Today, I spoke on the floor of the Senate to explain how the president is trying to take power that is not his, and why his wrongheaded decision will cause me to no longer provide the level of cooperation with his nominees that I had been providing up to this point. Here is a transcript of my remarks:

I rise today in opposition to this nomination. I do so not because of the qualifications of this particular nominee, but instead I do so in defense of the U.S. Constitution. In opposing President Obama's appointments, I've repeatedly made clear that this is a Constitutional issue. Each time I've spoken out, and I've done so on numerous occasions, I've set forth in detail the reasons why I believe on a legal basis, on a constitutional basis, why President Obama's recent purported recess appointments are unprecedented and unconstitutional. I've also made absolutely clear that my opposition to President Obama's appointments is not partisan, and that I will hold a Republican president equally accountable whenever any Republican president makes a similarly unconstitutional claim of power.

This president has enjoyed my cooperation up to this point. I've voted for many, if not most, of his nominees. That cooperation can't continue, not in the same way that he has enjoyed it up until this point, in light of the fact he has disrespected our authority, within this body. He's disrespected the Constitution.

Unfortunately, many of my colleagues have refused to engage on the real substance of this issue. Instead, they repeatedly changed the subject to partisan politics, the nominations process, and Richard Cordray's qualifications to head the CFPB.

Even worse, and despite my repeatedly making clear that I intend to hold any Republican president to the same standard to protect the institutional and constitutional prerogatives of the Senate, rather than the interests of any political party, given that those are at stake, the Democrats, including the president himself, have accused me of playing politics. I want to be clear again, this is not the case. I'm here to defend the constitutional prerogatives of the Senate and the separation of powers and the system of checks and balances that are at the heart of our constitutional system.
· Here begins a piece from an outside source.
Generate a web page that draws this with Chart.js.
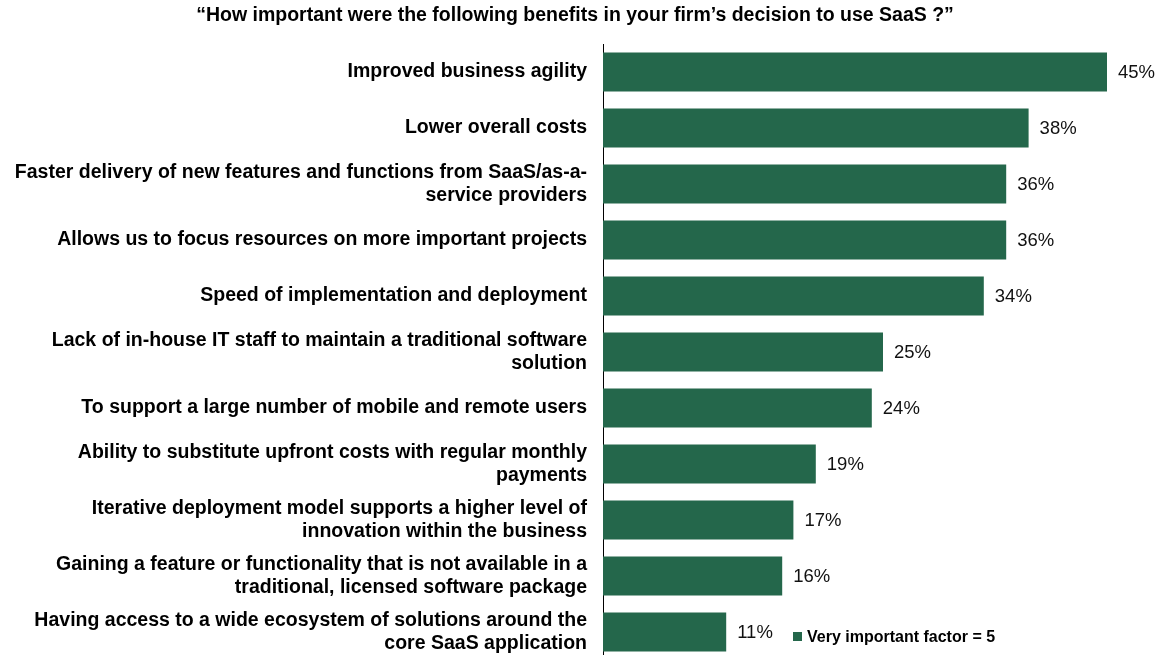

The Senate's advice and consent role is grounded in the Constitution, the constitutional system of checks and balances. In Federalist number 51, James Madison wrote that the great security against the gradual concentration of the several powers in the same branch of government consists in giving to those who administer each branch the necessary constitutional means and personal motives to resist encroachments of the others. Among those constitutional means is the Senate's ability to withhold its consent for a nominee, forcing the president to work with Congress to address that body's concerns.

The key conclusion that the Department of Justice's Office of Legal Counsel memorandum on which President Obama relied in making these recess appointments is that the president may unilaterally decide and conclude that the Senate's pro forma sessions somehow do not constitute sessions of the Senate for purposes relevant to the recess appointments clause, in clause 3 of article 2, section 2. If allowed to stand, this deeply flawed assertion would upend an important element of the Constitution's separation of powers.

Under the procedures set forth by the Constitution, it is for the Senate and is not for the president to determine when the Senate is in session. Indeed, the Constitution expressly grants the Senate that prerogative, the power to determine the rules of its own proceedings. Commenting on this very provision in his authoritative constitutional treatise, Joseph Storey noted that "the highest assembly of men has the power to make its own rules and it would be absurd to deny the counsels of the nation their own authority." This is precisely the result of the attempt of President Obama's attempt to tell the Senate when it is or is not in recess.

I'm saddened that some of my colleagues are not more jealous of this body's rightful institutional prerogatives. As they well know, the Constitution's protections do not belong to any one party and its structural separation of powers is meant to protect against the abuses, present and future, of presidents of both parties. Acquiescing to the president may result in a temporary political gain for the president's party, but relinquishing this important piece of the Senate's constitutional role has lasting consequences for Republicans and Democrats alike.

Because of the oath that I've sworn to uphold the Constitution of the United States, I find myself duty bound to oppose this nomination, and I strongly urge my colleagues on both sides of the aisle to take seriously their obligation, both to the Constitution and to the institutional prerogatives of the Senate, and to do the same.